I suppose that the monster realized that it now faced a threat of its own, for it turned to face me just as I raised the gun. I could barely hold a steady aim, because my hands were shaking terribly. I aimed at the creature's non-face, and squeezed the trigger. Brilliant light and percussive sound filled the room for a fraction of a second, both of them stunning to eyes that were used to darkness and ears that were used to dead silence.

The demonic nurse didn't even flinch, my shot had gone wide. The pipe raised in a jerky arc again. I quickly fired two more shots. One stitched its neck, probably passing right through. The second hit it square in the jaw, or where the jaw should have already been, creating a big punched hole. The monster dropped its weapon, and its arms swung wildly, as if it had lost control over them. Stranger still, stranger and significantly more disturbing, was that its head thrashed about even more wildly. It flew in every direction and it did so with impossible speed, faster than the muscles of anything its size should be able to operate. I half-expected the head to tear itself right off of its neck, but it didn't. Instead, the nurse stumbled around blindly, head thrashing as it screamed a terrible, inhuman scream, one that sounded equal parts rage and pain. I backed away, and I felt Maria grab my arm, but I barely noticed it otherwise. The creature didn't seem to pose a threat now, yet the morbid scene was fascinating in a terrible way, and I couldn't pull my eyes away from it.

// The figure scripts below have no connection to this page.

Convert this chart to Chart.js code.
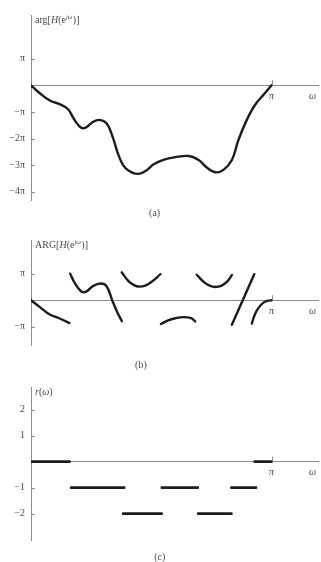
<!DOCTYPE html>
<html>
<head>
<meta charset="utf-8">
<script src="https://cdn.jsdelivr.net/npm/chart.js@4.4.1/dist/chart.umd.min.js"></script>
<style>
  html, body { margin: 0; padding: 0; background: #fff; }
  #page { position: relative; width: 321px; height: 562px; overflow: hidden; }
  .panel { position: absolute; left: 0; width: 321px; }
</style>
</head>
<body>
<div id="page">
  <div class="panel" style="top:0;height:225px"><canvas id="chartA"></canvas></div>
  <div class="panel" style="top:225px;height:150px"><canvas id="chartB"></canvas></div>
  <div class="panel" style="top:375px;height:187px"><canvas id="chartC"></canvas></div>
</div>
<script>
// frequency is in units of pi, phase in units of pi

// (a) continuous phase arg[H(e^jw)]
const omegaA = [0, 0.037, 0.078, 0.119, 0.154, 0.181, 0.209, 0.229, 0.257, 0.284, 0.314, 0.339,
  0.366, 0.394, 0.442, 0.476, 0.51, 0.55, 0.6, 0.656, 0.697, 0.732, 0.766, 0.8, 0.835, 0.862,
  0.897, 0.931, 0.972, 1.0];
const argA = [0, -0.3, -0.57, -0.71, -0.9, -1.3, -1.6, -1.58, -1.38, -1.3, -1.43, -1.93,
  -2.68, -3.12, -3.33, -3.22, -2.97, -2.8, -2.7, -2.66, -2.81, -3.1, -3.27, -3.18, -2.81, -2.06,
  -1.3, -0.74, -0.3, 0];

// (b) principal value ARG[H(e^jw)], one pair of arrays per branch
const omegaB = [
  [0, 0.037, 0.078, 0.119, 0.16],
  [0.163, 0.181, 0.209, 0.229, 0.257, 0.289, 0.314, 0.339, 0.36, 0.378],
  [0.377, 0.405, 0.43, 0.449, 0.475, 0.505, 0.538],
  [0.54, 0.57, 0.6, 0.635, 0.665, 0.683],
  [0.689, 0.72, 0.745, 0.765, 0.79, 0.815, 0.835],
  [0.835, 0.928],
  [0.918, 0.93, 0.945, 0.965, 0.985, 1.0]
];
const ARGb = [
  [0, -0.26, -0.54, -0.69, -0.86],
  [1.0, 0.66, 0.33, 0.32, 0.53, 0.63, 0.53, -0.04, -0.48, -0.79],
  [1.05, 0.72, 0.56, 0.51, 0.55, 0.72, 0.98],
  [-0.9, -0.76, -0.68, -0.64, -0.68, -0.8],
  [0.96, 0.67, 0.54, 0.5, 0.54, 0.7, 0.95],
  [-0.93, 0.98],
  [-0.88, -0.55, -0.3, -0.1, -0.02, 0]
];

// (c) integer r(w) on each interval
const rStart = [0, 0.167, 0.383, 0.544, 0.695, 0.833, 0.93];
const rEnd = [0.16, 0.387, 0.543, 0.693, 0.833, 0.935, 1.0];
const rLevel = [0, -1, -2, -1, -2, -1, 0];

// tick labels
const xTickValues = [1, 1.17];
const xTickLabels = ['π', 'ω'];
const yTicksA = [1, -1, -2, -3, -4];
const yLabelsA = ['π', '−π', '−2π', '−3π', '−4π'];
const yTicksB = [1, -1];
const yLabelsB = ['π', '−π'];
const yTicksC = [2, 1, -1, -2];
const yLabelsC = ['2', '1', '−1', '−2'];

const INK = '#1c1c1c';
const AXIS = '#8c8c8c';
const TEXT = '#4a4a4a';
const SERIF = '"Liberation Serif", "DejaVu Serif", serif';
const X_MAX = 1.193;

const panelMeta = {
  chartA: {
    label: [{ t: 'arg[' }, { t: 'H', it: true }, { t: '(e' }, { t: 'jω', it: true, sup: true }, { t: ')]' }],
    caption: '(a)', captionAt: 0.514, captionGap: 13
  },
  chartB: {
    label: [{ t: 'ARG[' }, { t: 'H', it: true }, { t: '(e' }, { t: 'jω', it: true, sup: true }, { t: ')]' }],
    caption: '(b)', captionAt: 0.457, captionGap: 20
  },
  chartC: {
    label: [{ t: 'r', it: true }, { t: '(' }, { t: 'ω', it: true }, { t: ')' }],
    caption: '(c)', captionAt: 0.535, captionGap: 17
  }
};

function toPoints(xs, ys) {
  return xs.map((x, i) => ({ x, y: ys[i] }));
}

function curve(points, width) {
  return {
    data: points,
    borderColor: INK,
    borderWidth: width,
    borderCapStyle: 'round',
    pointRadius: 0,
    fill: false,
    tension: 0.4
  };
}

// small inner tick marks, the axis label with its superscript and the caption
const axisDecor = {
  id: 'axisDecor',
  afterDraw(chart) {
    const meta = panelMeta[chart.canvas.id];
    const { ctx, chartArea } = chart;
    const x = chart.scales.x, y = chart.scales.y;
    ctx.save();
    ctx.strokeStyle = AXIS;
    ctx.lineWidth = 1;
    y.ticks.forEach(t => {
      const py = Math.round(y.getPixelForValue(t.value)) + 0.5;
      ctx.beginPath();
      ctx.moveTo(chartArea.left, py);
      ctx.lineTo(chartArea.left + 4, py);
      ctx.stroke();
    });
    const px = Math.round(x.getPixelForValue(x.ticks[0].value)) + 0.5;
    const y0 = y.getPixelForValue(0);
    ctx.beginPath();
    ctx.moveTo(px, y0);
    ctx.lineTo(px, y0 - 5);
    ctx.stroke();

    ctx.fillStyle = TEXT;
    ctx.textAlign = 'left';
    ctx.textBaseline = 'alphabetic';
    let lx = chartArea.left + 4;
    const by = chartArea.top + 8;
    meta.label.forEach(run => {
      ctx.font = (run.it ? 'italic ' : '') + (run.sup ? 6.5 : 10) + 'px ' + SERIF;
      ctx.fillText(run.t, lx, run.sup ? by - 4 : by);
      lx += ctx.measureText(run.t).width + (run.sup ? 0.5 : 0);
    });

    ctx.font = '10px ' + SERIF;
    ctx.textAlign = 'center';
    ctx.textBaseline = 'middle';
    ctx.fillText(meta.caption, x.getPixelForValue(meta.captionAt), chartArea.bottom + meta.captionGap);
    ctx.restore();
  }
};

function makePanel(id, datasets, yMin, yMax, yTicks, yLabels, padTop, padBottom) {
  return new Chart(document.getElementById(id), {
    type: 'line',
    data: { datasets },
    options: {
      responsive: true,
      maintainAspectRatio: false,
      animation: false,
      layout: { padding: { top: padTop, bottom: padBottom, left: 0, right: 0 } },
      plugins: { legend: { display: false }, tooltip: { enabled: false } },
      scales: {
        x: {
          type: 'linear',
          position: { y: 0 },
          min: 0,
          max: X_MAX,
          afterBuildTicks: s => { s.ticks = xTickValues.map(v => ({ value: v })); },
          ticks: {
            autoSkip: false, maxRotation: 0, padding: 5, color: TEXT,
            font: { family: SERIF, size: 10, style: 'italic' },
            callback: (v, i) => xTickLabels[i]
          },
          grid: { display: true, drawOnChartArea: false, drawTicks: false },
          border: { display: true, color: AXIS, width: 1 }
        },
        y: {
          type: 'linear',
          min: yMin,
          max: yMax,
          afterFit: s => { s.width = 31; },
          afterBuildTicks: s => { s.ticks = yTicks.map(v => ({ value: v })); },
          ticks: {
            autoSkip: false, padding: 6, color: TEXT,
            font: { family: SERIF, size: 10 },
            callback: (v, i) => yLabels[i]
          },
          grid: { display: true, drawOnChartArea: false, drawTicks: false },
          border: { display: true, color: AXIS, width: 1 }
        }
      }
    },
    plugins: [axisDecor]
  });
}

makePanel('chartA', [curve(toPoints(omegaA, argA), 2.4)],
  -4.312, 2.643, yTicksA, yLabelsA, 15, 25);

makePanel('chartB', omegaB.map((w, k) => curve(toPoints(w, ARGb[k]), 2.4)),
  -1.69, 2.27, yTicksB, yLabelsB, 15, 30);

makePanel('chartC', rLevel.map((r, k) => curve(toPoints([rStart[k], rEnd[k]], [r, r]), 2.8)),
  -3.01, 2.87, yTicksC, yLabelsC, 12, 22);
</script>
</body>
</html>
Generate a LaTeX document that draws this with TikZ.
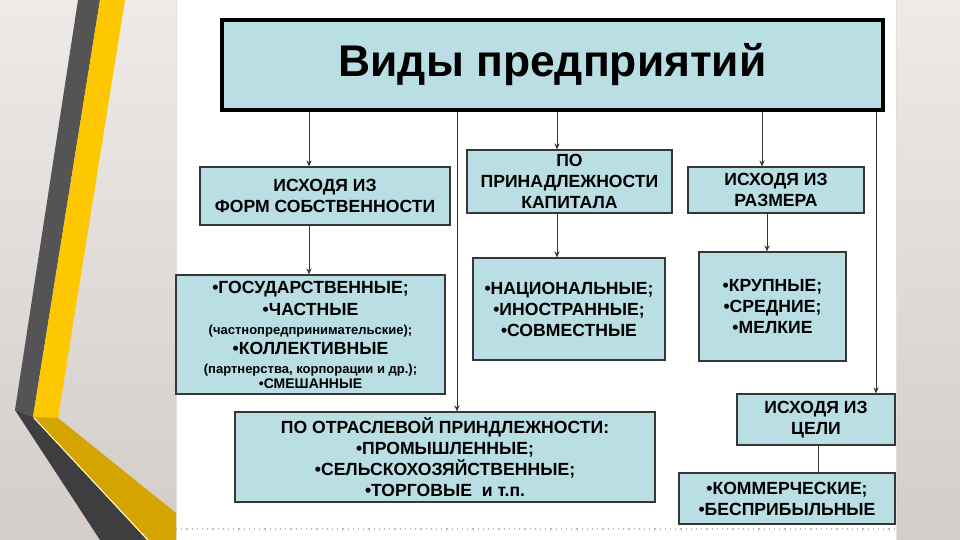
\documentclass[tikz,border=0pt]{standalone}
\usepackage{fontspec}
\setmainfont{Liberation Sans}
\usetikzlibrary{arrows.meta}

\definecolor{boxfill}{RGB}{185,222,228}
\definecolor{linegray}{RGB}{55,55,55}
\definecolor{bgtop}{RGB}{237,234,231}
\definecolor{bgbottom}{RGB}{212,205,202}
\definecolor{stripedark}{RGB}{84,84,86}
\definecolor{stripedarklow}{RGB}{62,62,64}
\definecolor{stripeyellow}{RGB}{253,200,0}
\definecolor{stripegold}{RGB}{212,164,0}

\newcommand{\smalltxt}[1]{{\fontsize{6.5}{8}\selectfont #1}}

\tikzset{
  kindbox/.style={draw=linegray, line width=0.6pt, fill=boxfill, inner sep=0pt,
    align=center, font=\bfseries\fontsize{8.8}{10.5}\selectfont},
  titlebox/.style={draw=black, line width=1.6pt, fill=boxfill, inner sep=0pt,
    font=\bfseries\fontsize{22.2}{26}\selectfont},
  arr/.style={draw=linegray, line width=0.5pt, -{Stealth[length=3pt,width=2.6pt]}},
  link/.style={draw=linegray, line width=0.5pt}
}

\begin{document}
\begin{tikzpicture}[x=0.5pt, y=-0.5pt]
    \useasboundingbox (0,0) rectangle (960,540);
    % Fondo
    \shade[top color=bgtop, bottom color=bgbottom] (0,0) rectangle (960,540);
    \fill[white] (176,0) rectangle (896,540);
    \draw[black!12, line width=0.4pt] (176,0) -- (176,540);
    \draw[black!12, line width=0.4pt] (896,0) -- (896,540);
    \draw[black!25, line width=0.6pt, dotted] (176,529) -- (896,529);
    % Franjas decorativas
    \fill[stripedark] (78,0) -- (100,0) -- (33,417) -- (15,410) -- cycle;
    \fill[stripedarklow] (15,410) -- (33,417) -- (147,540) -- (100,540) -- cycle;
    \fill[stripeyellow] (100,0) -- (125,0) -- (58,418) -- (33,417) -- cycle;
    \fill[stripegold] (33,417) -- (58,418) -- (176,513) -- (176,540) -- (147,540) -- cycle;
    \draw[white!85!yellow, line width=0.5pt] (34,418) -- (148,540);

    % Titulo
    \node[titlebox, minimum width=330.5pt, minimum height=45pt] (title) at (552.5,65) {Виды предприятий};

    % Criterios
    \node[kindbox, minimum width=125pt, minimum height=29pt] (own) at (325,196)
        {ИСХОДЯ ИЗ\\ФОРМ СОБСТВЕННОСТИ};
    \node[kindbox, minimum width=102.5pt, minimum height=31.5pt] (cap) at (569.5,181.5)
        {ПО\\ПРИНАДЛЕЖНОСТИ\\КАПИТАЛА};
    \node[kindbox, minimum width=88pt, minimum height=23pt] (size) at (776,190)
        {ИСХОДЯ ИЗ\\РАЗМЕРА};
    \node[kindbox, minimum width=79pt, minimum height=25.5pt] (goal) at (816,419.5)
        {ИСХОДЯ ИЗ\\ЦЕЛИ};

    % Listas
    \node[kindbox, minimum width=134.5pt, minimum height=59.5pt] (ownlist) at (310.5,334.5)
        {•ГОСУДАРСТВЕННЫЕ;\\[0.5pt]
         •ЧАСТНЫЕ\\[-1pt]
         \smalltxt{(частнопредпринимательские);}\\[-0.5pt]
         •КОЛЛЕКТИВНЫЕ\\[-1pt]
         \smalltxt{(партнерства, корпорации и др.);}\\[-3pt]
         {\fontsize{7}{8}\selectfont •СМЕШАННЫЕ}};
    \node[kindbox, minimum width=96pt, minimum height=51pt] (caplist) at (569,309)
        {•НАЦИОНАЛЬНЫЕ;\\•ИНОСТРАННЫЕ;\\•СОВМЕСТНЫЕ};
    \node[kindbox, minimum width=73.5pt, minimum height=54.5pt] (sizelist) at (772.5,306.5)
        {•КРУПНЫЕ;\\•СРЕДНИЕ;\\•МЕЛКИЕ};
    \node[kindbox, minimum width=210pt, minimum height=45pt] (branch) at (445,457)
        {ПО ОТРАСЛЕВОЙ ПРИНДЛЕЖНОСТИ:\\•ПРОМЫШЛЕННЫЕ;\\•СЕЛЬСКОХОЗЯЙСТВЕННЫЕ;\\•ТОРГОВЫЕ\ \ и т.п.};
    \node[kindbox, minimum width=108pt, minimum height=25.5pt] (goallist) at (787,498.5)
        {•КОММЕРЧЕСКИЕ;\\•БЕСПРИБЫЛЬНЫЕ};

    % Conectores
    \coordinate (xown) at (309,0);
    \coordinate (xcap) at (557,0);
    \coordinate (xsize) at (762,0);
    \coordinate (xsizelist) at (767,0);
    \coordinate (xbranch) at (457,0);
    \coordinate (xgoal) at (876,0);
    \coordinate (xgoallist) at (818,0);
    \draw[arr] (title.south -| xown) -- (own.north -| xown);
    \draw[arr] (own.south -| xown) -- (ownlist.north -| xown);
    \draw[arr] (title.south -| xcap) -- (cap.north -| xcap);
    \draw[arr] (cap.south -| xcap) -- (caplist.north -| xcap);
    \draw[arr] (title.south -| xsize) -- (size.north -| xsize);
    \draw[arr] (size.south -| xsizelist) -- (sizelist.north -| xsizelist);
    \draw[arr] (title.south -| xbranch) -- (branch.north -| xbranch);
    \draw[arr] (title.south -| xgoal) -- (goal.north -| xgoal);
    \draw[link] (goal.south -| xgoallist) -- (goallist.north -| xgoallist);
\end{tikzpicture}
\end{document}
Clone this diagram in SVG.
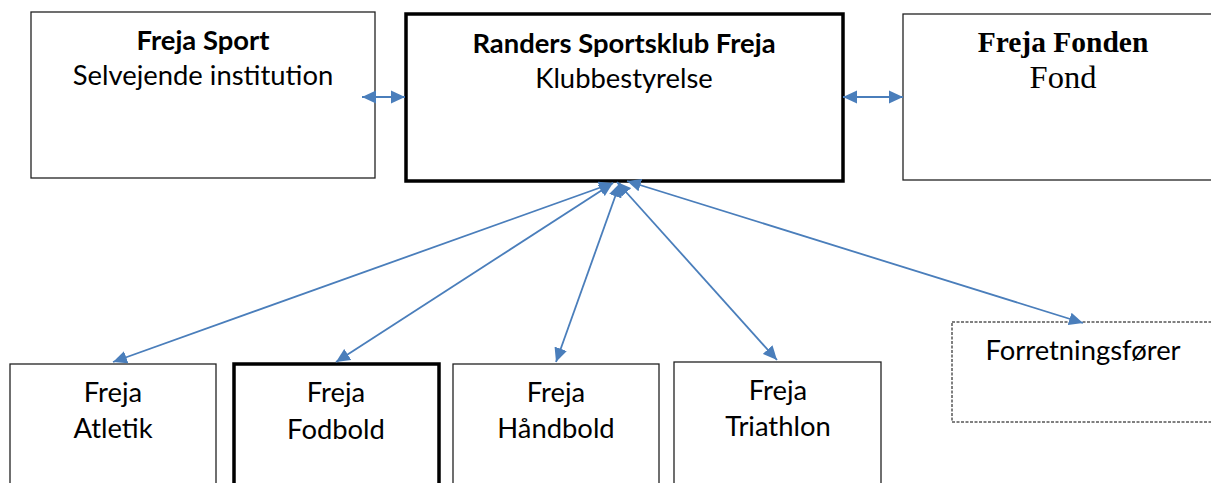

The nurse's blind meanderings eventually made it walk face-first into a wall, making a sound like hard plastic cracking when it did so. It fell backwards to the floor, lying prone on its back. That damnable screeching continued as its limbs flailed uselessly, like an insect.

I wanted to believe it was suffering its death throes, but I was by no means certain and I very much wanted to be. I bent over and picked up the steel pipe it had dropped, gripping it like a baseball bat and lifting it high above my head. It came crashing down upon the nurse's midsection with as much force as I could manage, and I heard that same crushed plastic sound. I struck it twice more like this, and finally, the nurse's struggles slowed, and ceased as it finally died, letting out one long, raspy moan as it did.

It was like the others in another way. It smelled like strong, thick rot, like wet meat gone way over. I swallowed back my bile, and I could hear Maria cough heavily. She bent over in the corner as I turned to face her, and I placed a hand on her back as she emptied her stomach on the dirty tiles. I rubbed her back as she coughed up the last of it, and she didn't mind, but my touch was tentative and the motion of my hand stiff. I was trying to be comforting, but I didn't feel very comfortable myself, touching her in such a familiar way. It had been a long time since I had touched a woman like that, and it made me feel guilty.

She finally stood, which allowed me to take my hand back, and she wiped her mouth on her sleeve.

"Sorry about that," she said, another smile on her face. This one actually looked a little sheepish.

"It's okay. The only reason I didn't do it right next to you is because I'm already empty from doing it before."

"You're a hell of a hero, James. I have to hand it to you." She grabbed my hand and gave it a playful tap. "This door behind me isn't opening. I tried it while you were fighting that nurse thing. Let's go up that way and see if there's anything."

I nodded, and when I looked at the door, I could see she was right. It was one of those doors that you opened with a push-bar, but the bar on this one was already in its depressed position, a good sign that it isn't in working condition.

A quick search of the hallway turned up little. There was a pair of locker rooms that wouldn't open, as well as a storeroom that was similarly out of commission. There was a broken elevator, and a small offshoot hallway that had a door, but there was tons of crap piled in front of it, old cleaning materials and debris alike, so that was out.

What a crock of shit. I nearly had my head pulped in by that monster, and all for nothing.

Oh well. It was a waste. There was nothing more to see here, so we stepped through the hallway's only working door, back into the stairwell, and up to the next floor.